A Report of Two Halves
We published some research last Friday showing that students perform less well in their crucial GCSE exams in years when there is a major international football tournament taking place at the same time. For example, the FIFA World Cup in the summer of 2010, or the UEFA European Championship next summer, both overlap in part with the GCSE exam timetable.
With the draw for the groups in the European Championship taking place earlier that day, much of the comment naturally and sensibly focussed on the specific issue of the impact of next year’s tournament on exam scores. This is important: we estimate that the concurrence of the exams and saturation media coverage of the football reduces exam scores on average by around 0.12 standard deviations of pupil performance and by a lot more for some groups who reduce their effort a lot. These groups tend to be from poorer areas and predominantly (but by no means exclusively) male students. Since these groups are already lower-performing groups, this means that education gaps will widen. We think of this impact arising through a reduction in student effort, with that time being spent instead on watching the football tournament. The variation in impact arises because of differing tastes for football, arising in turn from cultural norms and idiosyncratic factors, and from the differential effectiveness of an hour of study on exam performance.
However, there is also a broader significance to the research: finding that effort matters matters.
Recent research by economists has broadened out from the previous focus on cognitive ability, and a great deal of work has investigated the role of non-cognitive factors in educational attainment. Non-cognitive factors can be identified with personality traits (see Heckman), and one of the ‘big 5’ personality traits is ‘conscientiousness’, with the related traits of self-control, accepting delayed gratification, and a strong work ethic. Conscientiousness has been shown to be an excellent predictor of educational attainment and course grades. These aspects of self control and ability to concentrate are clearly related to the broad notion of effort we are using here. Our results on the importance of effort strengthen this evidence by isolating the effect of decisions on effort and time allocation in addition to the general ability to concentrate and exert self-control.
There is a great deal of policy interest in England arising from recent studies of US Charter schools with what is called a “No Excuses” ethos. This includes the KIPP (Knowledge Is Power Program) network of schools and schools in the Harlem Children’s Zone. These schools all feature a long school day, a longer school year, very selective teacher recruitment, strong norms of behaviour, as well as other characteristics. Some of the profession’s very top researchers have produced evidence showing that such schools produce very powerful positive effects on student achievement. While this overall effect could be due to different aspects of the KIPP/HCZ ethos, part of it is very likely to be increased effort from the students. Our results complement this by showing the impact of just a change in effort, and that that can have very substantial effects.

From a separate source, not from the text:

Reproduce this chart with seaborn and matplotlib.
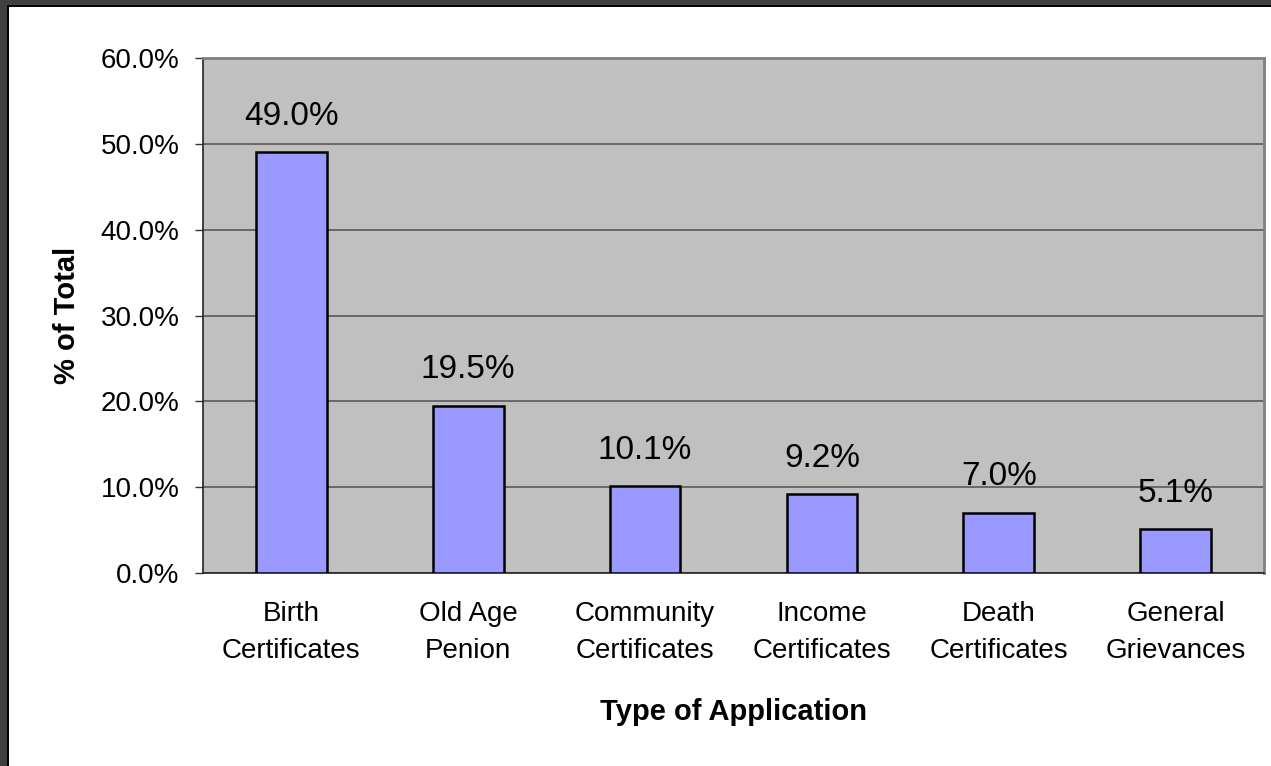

This matters for a number of reasons. First, unlike genetic characteristics, cognitive ability or non-cognitive traits, effort is almost immediately changeable. Our results suggest that this could have a big effect. The fact that we find changes in student effort to be very potent in affecting test scores suggests that policy levers to raise effort through incentives or changing school ethos are worth considering seriously. Such interventions would be justified if the low effort resulted from market failures due to lack of information on the returns to schooling, or time-inconsistent discounting. Second, the importance of a manipulable factor such as effort for adolescents’ educational performance provides evidence of potentially high value policy interventions much later than “early years” policies. This is encouraging, offering some hope that low performing students’ trajectories in life can perhaps be effectively improved even after a difficult environment early in life.